> [Provided records]
== == ==

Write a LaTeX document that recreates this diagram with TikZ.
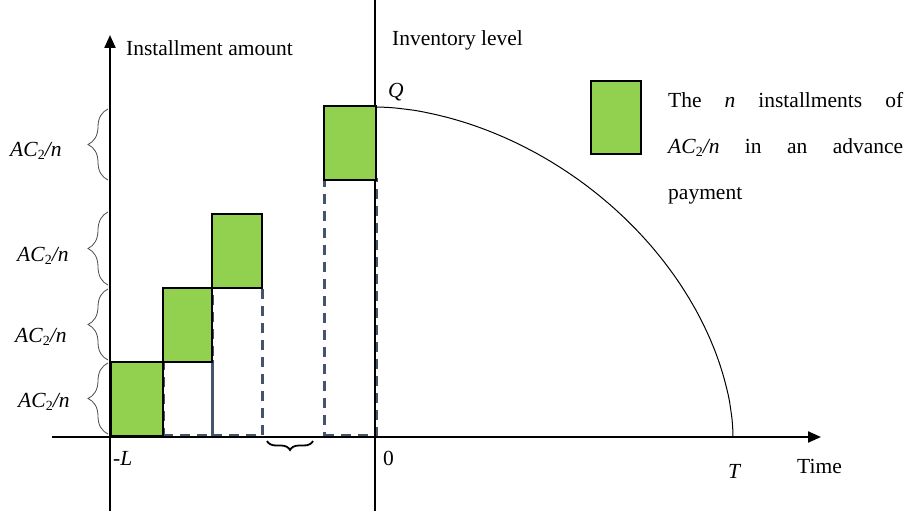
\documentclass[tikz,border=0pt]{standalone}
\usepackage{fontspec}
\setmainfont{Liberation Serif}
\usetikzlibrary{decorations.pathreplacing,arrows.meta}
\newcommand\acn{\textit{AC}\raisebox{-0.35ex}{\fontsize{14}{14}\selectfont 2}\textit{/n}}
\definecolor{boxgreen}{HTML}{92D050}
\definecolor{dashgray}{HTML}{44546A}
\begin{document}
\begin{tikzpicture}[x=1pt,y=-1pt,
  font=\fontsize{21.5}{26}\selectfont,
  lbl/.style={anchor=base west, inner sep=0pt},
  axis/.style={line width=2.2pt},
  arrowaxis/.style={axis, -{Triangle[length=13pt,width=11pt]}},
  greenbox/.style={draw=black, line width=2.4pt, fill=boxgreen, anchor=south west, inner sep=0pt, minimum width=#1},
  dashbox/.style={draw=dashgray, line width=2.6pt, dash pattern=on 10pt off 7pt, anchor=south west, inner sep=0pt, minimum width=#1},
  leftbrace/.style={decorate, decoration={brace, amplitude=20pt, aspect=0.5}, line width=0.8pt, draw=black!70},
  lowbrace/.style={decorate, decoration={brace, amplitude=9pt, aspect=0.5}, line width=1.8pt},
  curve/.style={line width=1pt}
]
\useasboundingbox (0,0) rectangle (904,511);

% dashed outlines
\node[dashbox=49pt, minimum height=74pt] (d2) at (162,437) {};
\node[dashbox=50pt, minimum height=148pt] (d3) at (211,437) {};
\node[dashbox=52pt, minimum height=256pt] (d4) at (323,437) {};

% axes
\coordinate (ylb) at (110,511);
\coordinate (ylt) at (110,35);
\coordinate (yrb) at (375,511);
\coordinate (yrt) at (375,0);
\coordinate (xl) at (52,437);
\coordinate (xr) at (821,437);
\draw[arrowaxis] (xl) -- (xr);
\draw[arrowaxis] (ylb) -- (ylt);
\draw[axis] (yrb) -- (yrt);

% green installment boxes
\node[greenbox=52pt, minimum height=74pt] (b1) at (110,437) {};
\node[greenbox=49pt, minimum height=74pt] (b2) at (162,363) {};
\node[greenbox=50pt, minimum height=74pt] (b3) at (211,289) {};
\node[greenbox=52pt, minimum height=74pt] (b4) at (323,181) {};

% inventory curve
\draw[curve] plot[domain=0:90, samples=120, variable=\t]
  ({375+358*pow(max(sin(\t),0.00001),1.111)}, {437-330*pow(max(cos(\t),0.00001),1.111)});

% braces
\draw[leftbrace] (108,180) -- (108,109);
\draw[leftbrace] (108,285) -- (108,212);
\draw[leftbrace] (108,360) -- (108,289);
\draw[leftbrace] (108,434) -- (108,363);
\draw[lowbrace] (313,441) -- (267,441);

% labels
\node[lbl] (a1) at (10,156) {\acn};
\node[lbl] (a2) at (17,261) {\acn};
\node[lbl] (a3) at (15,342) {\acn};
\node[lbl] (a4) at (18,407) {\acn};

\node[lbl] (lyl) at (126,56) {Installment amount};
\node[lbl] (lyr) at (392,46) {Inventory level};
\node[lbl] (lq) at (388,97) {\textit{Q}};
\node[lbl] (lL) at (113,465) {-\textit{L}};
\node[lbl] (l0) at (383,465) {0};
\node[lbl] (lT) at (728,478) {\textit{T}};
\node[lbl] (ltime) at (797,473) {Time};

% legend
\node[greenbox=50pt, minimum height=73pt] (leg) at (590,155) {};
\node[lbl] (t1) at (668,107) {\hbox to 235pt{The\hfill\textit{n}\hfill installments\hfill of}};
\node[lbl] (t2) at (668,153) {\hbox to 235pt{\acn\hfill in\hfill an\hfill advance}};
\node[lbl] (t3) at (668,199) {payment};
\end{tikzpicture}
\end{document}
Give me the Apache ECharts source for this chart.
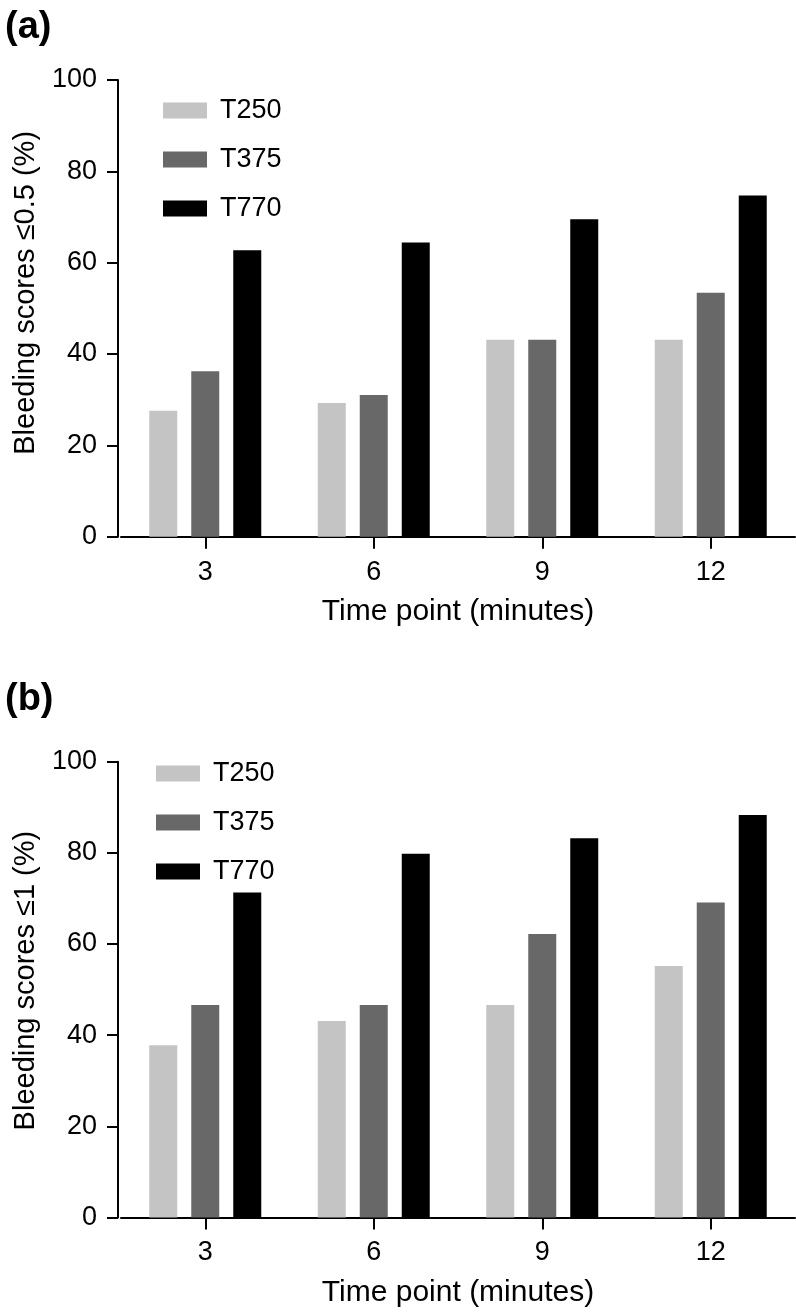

== == ==

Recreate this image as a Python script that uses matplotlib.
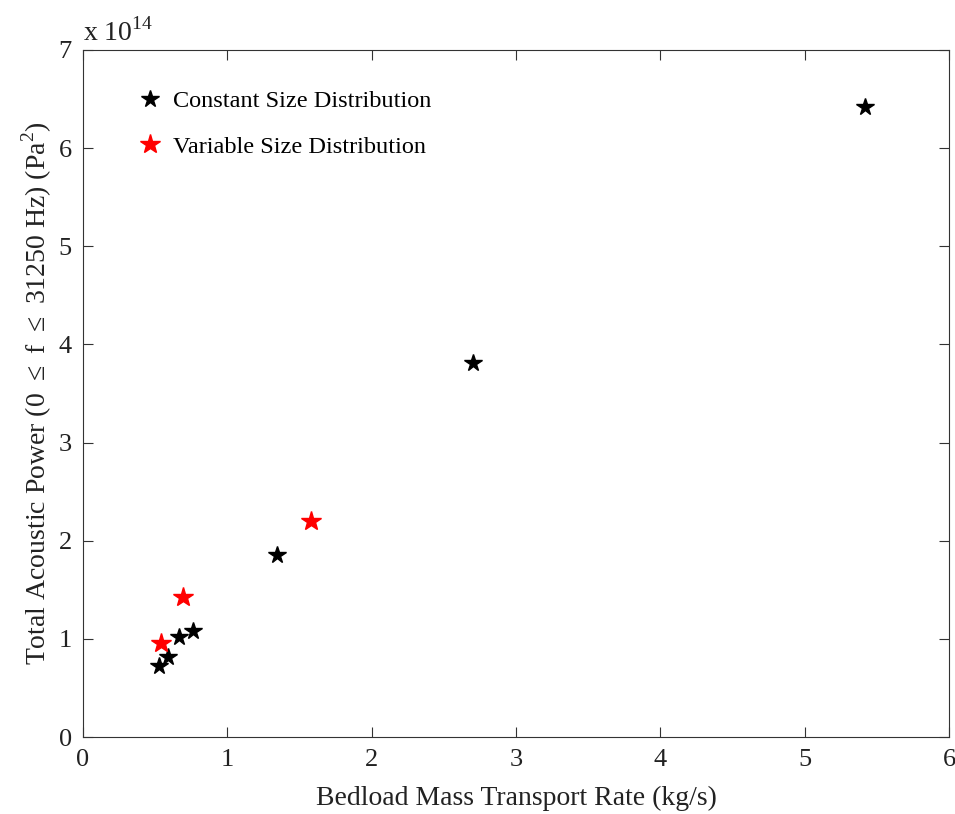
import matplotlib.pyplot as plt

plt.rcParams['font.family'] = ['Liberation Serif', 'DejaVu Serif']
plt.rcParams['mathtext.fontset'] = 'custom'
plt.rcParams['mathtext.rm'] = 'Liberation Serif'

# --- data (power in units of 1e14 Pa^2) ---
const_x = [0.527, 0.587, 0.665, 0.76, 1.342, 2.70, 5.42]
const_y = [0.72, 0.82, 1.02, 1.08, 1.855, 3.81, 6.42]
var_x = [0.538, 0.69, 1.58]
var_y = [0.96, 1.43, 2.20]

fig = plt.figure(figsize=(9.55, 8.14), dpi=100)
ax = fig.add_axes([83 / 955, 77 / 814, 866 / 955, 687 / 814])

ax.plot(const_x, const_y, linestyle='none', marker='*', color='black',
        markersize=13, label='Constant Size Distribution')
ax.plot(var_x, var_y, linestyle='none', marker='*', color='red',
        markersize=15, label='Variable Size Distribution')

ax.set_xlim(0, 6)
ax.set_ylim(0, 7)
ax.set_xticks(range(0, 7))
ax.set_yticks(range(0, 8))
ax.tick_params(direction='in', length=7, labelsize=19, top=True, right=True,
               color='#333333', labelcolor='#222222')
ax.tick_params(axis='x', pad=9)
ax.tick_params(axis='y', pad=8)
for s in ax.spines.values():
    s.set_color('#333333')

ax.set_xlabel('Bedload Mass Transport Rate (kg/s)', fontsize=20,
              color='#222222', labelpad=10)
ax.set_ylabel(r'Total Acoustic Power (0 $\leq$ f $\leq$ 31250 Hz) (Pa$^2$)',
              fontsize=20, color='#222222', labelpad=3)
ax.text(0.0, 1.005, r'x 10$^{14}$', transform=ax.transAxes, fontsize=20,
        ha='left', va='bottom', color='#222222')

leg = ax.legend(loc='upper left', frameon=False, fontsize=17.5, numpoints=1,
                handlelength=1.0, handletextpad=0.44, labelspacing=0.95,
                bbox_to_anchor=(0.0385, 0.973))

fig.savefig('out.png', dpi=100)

== == ==

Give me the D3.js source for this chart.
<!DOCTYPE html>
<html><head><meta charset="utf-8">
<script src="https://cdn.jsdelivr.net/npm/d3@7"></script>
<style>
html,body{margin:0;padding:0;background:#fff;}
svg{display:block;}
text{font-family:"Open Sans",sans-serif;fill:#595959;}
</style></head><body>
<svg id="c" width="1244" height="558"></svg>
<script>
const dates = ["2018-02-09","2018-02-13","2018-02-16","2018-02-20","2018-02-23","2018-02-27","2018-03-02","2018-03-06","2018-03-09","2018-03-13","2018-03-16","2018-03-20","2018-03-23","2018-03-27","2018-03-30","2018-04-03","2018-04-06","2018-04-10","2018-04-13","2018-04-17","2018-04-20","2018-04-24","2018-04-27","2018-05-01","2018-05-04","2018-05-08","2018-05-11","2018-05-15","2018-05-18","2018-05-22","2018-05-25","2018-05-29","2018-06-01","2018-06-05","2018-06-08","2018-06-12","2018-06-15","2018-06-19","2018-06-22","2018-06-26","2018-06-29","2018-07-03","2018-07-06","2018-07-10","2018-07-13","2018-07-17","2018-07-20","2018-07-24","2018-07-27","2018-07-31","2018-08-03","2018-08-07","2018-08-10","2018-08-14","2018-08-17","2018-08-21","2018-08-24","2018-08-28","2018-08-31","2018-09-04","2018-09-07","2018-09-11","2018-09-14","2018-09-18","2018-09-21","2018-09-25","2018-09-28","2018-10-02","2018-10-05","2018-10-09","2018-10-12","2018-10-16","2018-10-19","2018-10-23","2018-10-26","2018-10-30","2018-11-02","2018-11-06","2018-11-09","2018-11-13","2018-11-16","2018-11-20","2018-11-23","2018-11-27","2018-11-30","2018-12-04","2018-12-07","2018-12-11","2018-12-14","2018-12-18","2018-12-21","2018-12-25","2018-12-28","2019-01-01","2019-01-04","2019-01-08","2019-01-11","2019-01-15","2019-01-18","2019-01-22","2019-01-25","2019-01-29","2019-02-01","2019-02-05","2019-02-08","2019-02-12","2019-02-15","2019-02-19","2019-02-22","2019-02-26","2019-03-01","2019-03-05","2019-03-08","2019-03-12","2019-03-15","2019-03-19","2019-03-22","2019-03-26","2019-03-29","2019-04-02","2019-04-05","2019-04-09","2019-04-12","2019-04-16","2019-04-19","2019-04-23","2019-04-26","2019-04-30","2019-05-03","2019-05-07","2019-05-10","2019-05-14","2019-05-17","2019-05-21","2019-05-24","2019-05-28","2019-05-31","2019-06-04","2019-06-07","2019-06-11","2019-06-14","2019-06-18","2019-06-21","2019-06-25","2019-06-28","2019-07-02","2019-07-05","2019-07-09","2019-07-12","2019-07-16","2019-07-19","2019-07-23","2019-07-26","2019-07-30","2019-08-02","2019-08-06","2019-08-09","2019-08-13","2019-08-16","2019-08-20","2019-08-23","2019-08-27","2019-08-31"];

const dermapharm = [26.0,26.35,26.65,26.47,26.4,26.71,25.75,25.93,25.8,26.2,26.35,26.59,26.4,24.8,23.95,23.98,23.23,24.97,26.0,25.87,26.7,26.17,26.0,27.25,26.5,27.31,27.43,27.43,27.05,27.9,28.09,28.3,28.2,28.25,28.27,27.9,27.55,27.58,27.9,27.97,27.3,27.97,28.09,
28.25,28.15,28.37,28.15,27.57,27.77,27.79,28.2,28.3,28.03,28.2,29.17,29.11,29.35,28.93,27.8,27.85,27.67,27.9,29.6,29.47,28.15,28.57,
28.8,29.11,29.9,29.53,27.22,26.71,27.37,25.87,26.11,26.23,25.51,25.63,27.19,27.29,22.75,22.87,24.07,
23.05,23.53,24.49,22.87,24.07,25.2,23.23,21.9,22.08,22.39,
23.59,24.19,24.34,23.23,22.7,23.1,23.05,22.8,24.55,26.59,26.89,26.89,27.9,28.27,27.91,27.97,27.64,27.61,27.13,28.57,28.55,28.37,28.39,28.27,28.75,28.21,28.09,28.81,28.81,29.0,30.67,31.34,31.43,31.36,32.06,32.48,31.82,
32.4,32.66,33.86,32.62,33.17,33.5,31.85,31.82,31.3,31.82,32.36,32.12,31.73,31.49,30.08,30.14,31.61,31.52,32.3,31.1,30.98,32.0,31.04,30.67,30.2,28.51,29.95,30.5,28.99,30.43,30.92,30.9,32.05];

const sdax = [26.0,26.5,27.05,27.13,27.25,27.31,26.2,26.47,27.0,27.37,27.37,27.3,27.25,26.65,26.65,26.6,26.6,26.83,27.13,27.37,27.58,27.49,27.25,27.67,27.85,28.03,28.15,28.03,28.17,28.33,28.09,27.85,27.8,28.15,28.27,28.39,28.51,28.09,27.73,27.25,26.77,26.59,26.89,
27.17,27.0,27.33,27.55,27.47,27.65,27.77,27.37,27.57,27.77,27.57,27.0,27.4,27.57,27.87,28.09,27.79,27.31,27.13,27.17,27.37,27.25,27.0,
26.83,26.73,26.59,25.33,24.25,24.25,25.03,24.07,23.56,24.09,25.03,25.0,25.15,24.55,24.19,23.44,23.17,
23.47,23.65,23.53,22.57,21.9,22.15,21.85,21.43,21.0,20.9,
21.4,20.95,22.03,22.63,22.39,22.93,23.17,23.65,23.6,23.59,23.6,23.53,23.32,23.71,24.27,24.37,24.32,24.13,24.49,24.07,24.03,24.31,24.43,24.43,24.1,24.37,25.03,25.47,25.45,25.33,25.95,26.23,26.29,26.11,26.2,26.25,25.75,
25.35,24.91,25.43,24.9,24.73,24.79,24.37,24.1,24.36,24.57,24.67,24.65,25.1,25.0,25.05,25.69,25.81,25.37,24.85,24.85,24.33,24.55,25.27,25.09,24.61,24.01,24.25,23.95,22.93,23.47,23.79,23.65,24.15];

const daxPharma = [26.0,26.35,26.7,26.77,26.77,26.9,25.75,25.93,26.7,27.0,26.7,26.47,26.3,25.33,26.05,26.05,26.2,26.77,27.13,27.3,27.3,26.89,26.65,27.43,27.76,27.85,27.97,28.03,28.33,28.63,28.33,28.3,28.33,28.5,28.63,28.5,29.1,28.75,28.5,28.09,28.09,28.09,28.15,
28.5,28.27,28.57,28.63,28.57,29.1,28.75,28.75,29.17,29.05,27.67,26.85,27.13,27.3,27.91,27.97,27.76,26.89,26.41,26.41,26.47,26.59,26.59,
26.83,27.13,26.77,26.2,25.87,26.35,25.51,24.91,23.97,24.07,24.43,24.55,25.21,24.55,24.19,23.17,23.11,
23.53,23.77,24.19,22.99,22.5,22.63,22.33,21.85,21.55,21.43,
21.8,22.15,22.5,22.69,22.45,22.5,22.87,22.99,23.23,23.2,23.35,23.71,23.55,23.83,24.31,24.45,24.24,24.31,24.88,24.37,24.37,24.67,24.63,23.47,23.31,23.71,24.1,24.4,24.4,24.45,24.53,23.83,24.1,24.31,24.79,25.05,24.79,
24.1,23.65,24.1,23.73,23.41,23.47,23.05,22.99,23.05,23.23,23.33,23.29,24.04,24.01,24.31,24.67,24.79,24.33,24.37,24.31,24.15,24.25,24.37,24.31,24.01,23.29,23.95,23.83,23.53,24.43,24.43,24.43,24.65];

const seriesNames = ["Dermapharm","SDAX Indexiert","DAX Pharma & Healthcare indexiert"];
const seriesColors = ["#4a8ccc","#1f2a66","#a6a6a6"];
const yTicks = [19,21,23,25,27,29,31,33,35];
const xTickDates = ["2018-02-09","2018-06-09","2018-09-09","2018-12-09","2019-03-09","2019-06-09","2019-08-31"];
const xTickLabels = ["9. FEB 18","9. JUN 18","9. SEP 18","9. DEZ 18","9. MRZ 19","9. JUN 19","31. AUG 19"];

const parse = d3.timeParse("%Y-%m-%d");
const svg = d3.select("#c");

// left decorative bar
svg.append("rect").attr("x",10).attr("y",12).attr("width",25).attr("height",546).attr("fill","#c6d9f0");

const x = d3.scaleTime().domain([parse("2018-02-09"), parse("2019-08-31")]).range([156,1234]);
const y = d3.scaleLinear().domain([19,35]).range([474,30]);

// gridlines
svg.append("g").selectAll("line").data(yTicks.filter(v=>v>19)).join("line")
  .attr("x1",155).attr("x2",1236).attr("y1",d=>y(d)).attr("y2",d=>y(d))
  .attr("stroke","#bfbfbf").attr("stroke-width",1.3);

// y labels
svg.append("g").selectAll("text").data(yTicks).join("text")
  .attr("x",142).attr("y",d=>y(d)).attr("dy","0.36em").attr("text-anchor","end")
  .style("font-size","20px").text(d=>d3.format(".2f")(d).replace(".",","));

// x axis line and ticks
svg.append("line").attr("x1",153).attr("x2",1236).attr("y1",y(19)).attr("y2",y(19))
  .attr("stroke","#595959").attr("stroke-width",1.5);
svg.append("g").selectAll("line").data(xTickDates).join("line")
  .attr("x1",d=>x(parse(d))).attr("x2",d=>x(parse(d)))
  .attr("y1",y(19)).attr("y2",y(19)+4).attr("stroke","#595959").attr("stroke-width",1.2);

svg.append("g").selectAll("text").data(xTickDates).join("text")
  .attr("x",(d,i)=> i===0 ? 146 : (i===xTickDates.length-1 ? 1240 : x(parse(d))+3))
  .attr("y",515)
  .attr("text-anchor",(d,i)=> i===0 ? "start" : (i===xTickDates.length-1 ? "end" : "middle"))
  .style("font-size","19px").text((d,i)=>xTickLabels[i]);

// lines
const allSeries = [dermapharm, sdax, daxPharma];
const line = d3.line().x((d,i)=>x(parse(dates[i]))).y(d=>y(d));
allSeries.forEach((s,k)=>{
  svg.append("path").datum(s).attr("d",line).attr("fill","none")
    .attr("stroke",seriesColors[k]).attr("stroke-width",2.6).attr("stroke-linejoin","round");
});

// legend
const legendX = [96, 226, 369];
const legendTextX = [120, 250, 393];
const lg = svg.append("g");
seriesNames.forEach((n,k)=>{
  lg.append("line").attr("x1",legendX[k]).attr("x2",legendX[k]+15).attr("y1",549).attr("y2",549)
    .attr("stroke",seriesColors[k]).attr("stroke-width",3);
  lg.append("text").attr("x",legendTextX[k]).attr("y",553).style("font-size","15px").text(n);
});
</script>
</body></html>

== == ==

> [What to produce] Above are some entries. Restate word for word the lines from the one holding "Write a LaTeX" through the one holding "minimum height=74pt] (b4)", but not the pictures.

> [Answer to the exercise]
Write a LaTeX document that recreates this diagram with TikZ.
\documentclass[tikz,border=0pt]{standalone}
\usepackage{fontspec}
\setmainfont{Liberation Serif}
\usetikzlibrary{decorations.pathreplacing,arrows.meta}
\newcommand\acn{\textit{AC}\raisebox{-0.35ex}{\fontsize{14}{14}\selectfont 2}\textit{/n}}
\definecolor{boxgreen}{HTML}{92D050}
\definecolor{dashgray}{HTML}{44546A}
\begin{document}
\begin{tikzpicture}[x=1pt,y=-1pt,
  font=\fontsize{21.5}{26}\selectfont,
  lbl/.style={anchor=base west, inner sep=0pt},
  axis/.style={line width=2.2pt},
  arrowaxis/.style={axis, -{Triangle[length=13pt,width=11pt]}},
  greenbox/.style={draw=black, line width=2.4pt, fill=boxgreen, anchor=south west, inner sep=0pt, minimum width=#1},
  dashbox/.style={draw=dashgray, line width=2.6pt, dash pattern=on 10pt off 7pt, anchor=south west, inner sep=0pt, minimum width=#1},
  leftbrace/.style={decorate, decoration={brace, amplitude=20pt, aspect=0.5}, line width=0.8pt, draw=black!70},
  lowbrace/.style={decorate, decoration={brace, amplitude=9pt, aspect=0.5}, line width=1.8pt},
  curve/.style={line width=1pt}
]
\useasboundingbox (0,0) rectangle (904,511);

% dashed outlines
\node[dashbox=49pt, minimum height=74pt] (d2) at (162,437) {};
\node[dashbox=50pt, minimum height=148pt] (d3) at (211,437) {};
\node[dashbox=52pt, minimum height=256pt] (d4) at (323,437) {};

% axes
\coordinate (ylb) at (110,511);
\coordinate (ylt) at (110,35);
\coordinate (yrb) at (375,511);
\coordinate (yrt) at (375,0);
\coordinate (xl) at (52,437);
\coordinate (xr) at (821,437);
\draw[arrowaxis] (xl) -- (xr);
\draw[arrowaxis] (ylb) -- (ylt);
\draw[axis] (yrb) -- (yrt);

% green installment boxes
\node[greenbox=52pt, minimum height=74pt] (b1) at (110,437) {};
\node[greenbox=49pt, minimum height=74pt] (b2) at (162,363) {};
\node[greenbox=50pt, minimum height=74pt] (b3) at (211,289) {};
\node[greenbox=52pt, minimum height=74pt] (b4) at (323,181) {};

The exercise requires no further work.